Reddit’s more than two-year slog to listing reflects the ups and downs of the market, beginning with its initial confidential filing in 2021, when IPOs on US exchanges set an all-time record of $339bn, according to data compiled by Bloomberg. IPOs in the US have tumbled since then, reaching only $26bn last year, the data show. Reddit’s listing pushes the total raised by IPOs via US exchanges this year to about $8.8bn. That’s an increase of around 152% at this point in 2023.
One benefit of Reddit’s slow route to the public market is that enthusiasm for the AI revolution has continued to mount. The potential of AI was at the centre of Reddit’s proposed value proposition to investors, as companies eye the record-setting rallies in stocks like chipmaker Nvidia Corp.

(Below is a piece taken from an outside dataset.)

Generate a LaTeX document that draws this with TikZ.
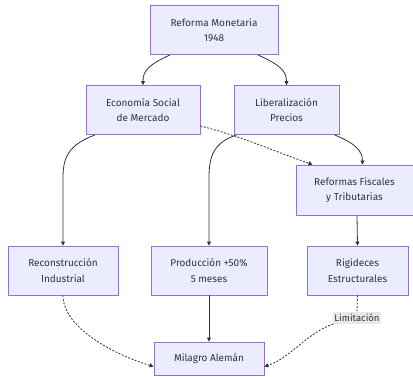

“Large language models need data,” Wong told Bloomberg TV. She described the company’s 19 years’ worth of “human experience organised by topic, with moderation and relevance — that is incredibly important to building both a chat capability and the freshness of information. That is an area where we see opportunity.”
While numerous comments on Reddit boards, known as subreddits, before the IPO featured sometimes profane comments about shorting its stock, some users posting Thursday acknowledged the value of Reddit for training AI models.
Mandeep Singh, senior industry analyst for Bloomberg Intelligence, argued even before the pricing that the company could be worth as much as $10bn. Reddit’s $34 IPO price translated to a enterprise value-to-sales multiple between Meta Platforms Inc’s eight-times multiple, and the four-times multiple of digital ad peers like Snap Inc and Pinterest Inc, Singh told Bloomberg Radio on Thursday.
“You pay for growth, and for Reddit, which accelerated growth in the past six months, it just makes a strong case that it should be at a premium multiple,” Singh said.
Reddit said it’s in the early stages of allowing third parties to license access to data on the platform, including to train artificial intelligence models.
The company said that in January it entered into data licensing arrangements with an aggregate contract value of $203mn and terms ranging from two to three years. It expects a minimum of $66.4mn of revenue from those agreements this year, according to the filings.
Reddit also has announced a deal with Alphabet Inc’s Google, allowing Google’s AI products to use Reddit data to improve their technology.